TPG has the right to trigger an initial public share offering in Strauss Coffee and last week Israeli financial newspaper TheMarker reported the company was being lined up for a listing on the New York Stock Exchange.
However, that IPO process has now been disrupted by a dispute between the two investors, brought to a head by what TPG said was Strauss Group’s proposed dismissal of Strauss Coffee Chief Executive Todd Morgan.
In its filing with the Dutch Enterprise Chamber, which hears corporate governance disputes, TPG is seeking an injunction against Morgan’s dismissal and the appointment of an independent director to Strauss Coffee’s board, TPG said on Tuesday.

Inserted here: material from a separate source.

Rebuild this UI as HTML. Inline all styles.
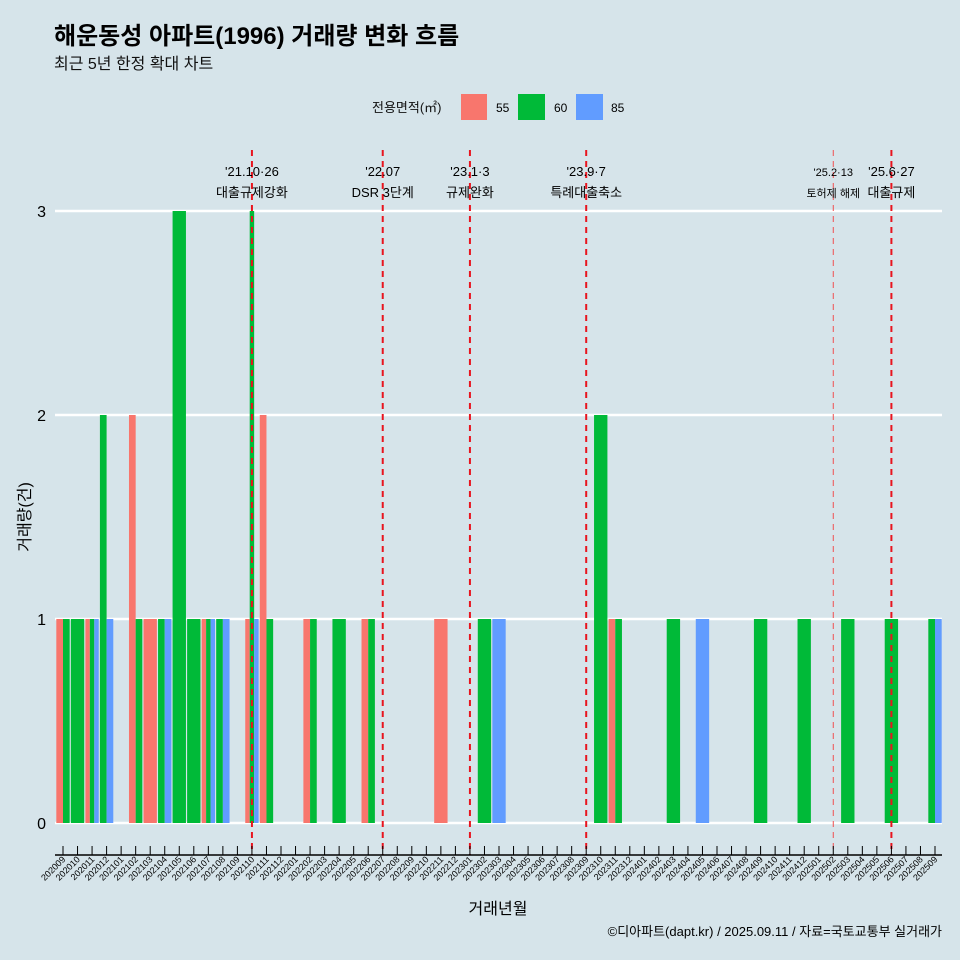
<!DOCTYPE html>
<html><head><meta charset="utf-8">
<style>
body{margin:0;background:#d6e4ea;}
svg{display:block;font-family:"Liberation Sans","Noto Sans CJK KR",sans-serif;}
</style></head>
<body>
<svg id="c" width="960" height="960" viewBox="0 0 960 960">
<rect width="960" height="960" fill="#d6e4ea"/>
<text x="54" y="44" font-size="24" font-weight="bold" fill="#000">해운동성 아파트(1996) 거래량 변화 흐름</text>
<text x="54" y="69" font-size="16" fill="#111">최근 5년 한정 확대 차트</text>
<g>
<text x="372" y="112" font-size="13" fill="#111">전용면적(㎡)</text>
<rect x="461" y="94" width="26" height="26" fill="#f8766d"/>
<text x="496" y="112" font-size="12">55</text>
<rect x="518" y="94" width="27" height="26" fill="#00ba38"/>
<text x="554" y="112" font-size="12">60</text>
<rect x="576" y="94" width="27" height="26" fill="#619cff"/>
<text x="611" y="112" font-size="12">85</text>
</g>
<g id="grid"></g><g id="bars"></g><g id="events"></g><g id="axis"></g>
<text x="30" y="517" font-size="16" transform="rotate(-90 30 517)" text-anchor="middle">거래량(건)</text>
<text x="498" y="914" font-size="16" text-anchor="middle">거래년월</text>
<text x="942" y="936" font-size="13" text-anchor="end">©디아파트(dapt.kr) / 2025.09.11 / 자료=국토교통부 실거래가</text>
</svg>
<script>
const months=[];for(let y=2020,m=9;y*100+m<=202509;){months.push(String(y*100+m));m++;if(m>12){m=1;y++;}}
const yTicks=[0,1,2,3];
const sizes=["55","60","85"];
const colors={"55":"#f8766d","60":"#00ba38","85":"#619cff"};
const s55={"202009":1,"202011":1,"202102":2,"202103":1,"202107":1,"202110":1,"202111":2,"202202":1,"202206":1,"202211":1,"202311":1};
const s60={"202009":1,"202010":1,"202011":1,"202012":2,"202102":1,"202104":1,"202105":3,"202106":1,"202107":1,"202108":1,"202110":3,"202111":1,"202202":1,"202204":1,"202206":1,"202302":1,"202310":2,"202311":1,"202403":1,"202409":1,"202412":1,"202503":1,"202506":1,"202509":1};
const s85={"202011":1,"202012":1,"202104":1,"202107":1,"202108":1,"202110":1,"202303":1,"202405":1,"202509":1};
const series={"55":s55,"60":s60,"85":s85};
const eventMonths=["202110","202207","202301","202309","202502","202506"];
const eventDates=["'21.10·26","'22.07","'23.1·3","'23.9·7","'25.2·13","'25.6·27"];
const eventTexts=["대출규제강화","DSR 3단계","규제완화","특례대출축소","토허제 해제","대출규제"];
const ns="http://www.w3.org/2000/svg";
const X0=63,DX=(935-63)/(months.length-1);
const xs=i=>X0+i*DX;
const ys=v=>823-v*204;
function el(t,a,p){const e=document.createElementNS(ns,t);for(const k in a)e.setAttribute(k,a[k]);document.getElementById(p).appendChild(e);return e;}
yTicks.forEach(v=>{
  const l=el('line',{x1:55,x2:942,y1:ys(v),y2:ys(v),stroke:'#fff','stroke-width':2.5},'grid');
  
  
  const t=el('text',{x:46,y:ys(v)+6,'font-size':16,'text-anchor':'end'},'grid');t.textContent=v;
  
  
});
months.forEach((m,i)=>{
  const present=sizes.filter(s=>series[s][m]);
  const w=DX*0.92/Math.max(present.length,1);
  const start=xs(i)-DX*0.92/2;
  present.forEach((s,j)=>{
    const v=series[s][m];
    const r=el('rect',{x:start+j*w,y:ys(v),width:w,height:ys(0)-ys(v),fill:colors[s]},'bars');
    
    
  });
  const tk=el('line',{x1:xs(i),x2:xs(i),y1:846,y2:855,stroke:'#000','stroke-width':1},'axis');
  
  
  const t=el('text',{x:xs(i)+3,y:860,'font-size':9,'text-anchor':'end',transform:`rotate(-45 ${xs(i)+3} 860)`},'axis');
  t.textContent=m;
  
  
});
const ax=el('line',{x1:55,x2:942,y1:855,y2:855,stroke:'#000','stroke-width':1.5},'axis');


eventMonths.forEach((m,k)=>{
  const x=xs(months.indexOf(m));
  const thin=m==="202502";
  const l=el('line',{x1:x,x2:x,y1:150,y2:855,stroke:thin?'#f05050':'#e8141e','stroke-width':thin?1:2,'stroke-dasharray':'6 5'},'events');
  
  
  const fs=thin?11:13;
  const t1=el('text',{x:x,y:176,'font-size':fs,'text-anchor':'middle'},'events');t1.textContent=eventDates[k];
  
  
  const t2=el('text',{x:x,y:197,'font-size':fs,'text-anchor':'middle'},'events');t2.textContent=eventTexts[k];
  
  
});
</script>
</body></html>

Strauss Coffee is a Dutch-registered company.
Israel-based Strauss Group said it had not yet received the claim. “Once it is received, the company will study the claim and vigorously defend against it,” Strauss said in an emailed statement.
“Strauss Group is committed to support Strauss Coffee and to achieving the best outcome for all stakeholders of the company,” it said. It made no further comment and did not refer to Morgan.
TPG said its claim was based on what it called the abuse by Strauss Group of its majority shareholder rights, saying the group had overcharged Strauss Coffee for “non-existent and/or insufficient services” by many millions of euros.
Sources familiar with the matter said TPG believed Strauss Group was overcharging by 6 million euros a year in areas such marketing, human resources, legal and information technology.
TPG also cited the proposed dismissal of Morgan, despite his being credited with leading an increase in the turnover and profitability of the company. Morgan was TPG’s board representative to Strauss Coffee before he became CEO three and a half years ago.
“Strauss Group is seeking to dismiss Mr. Morgan after he had mentioned the issues of overcharging ... to Strauss Coffee’s board of directors and sought independent advice,” TPG said. The sources said Morgan had hired a Dutch law firm to look into the matter.
In July, Strauss said it and TPG were examining options for the sale of TPG’s stake in Strauss Coffee after TPG held the stake for five years.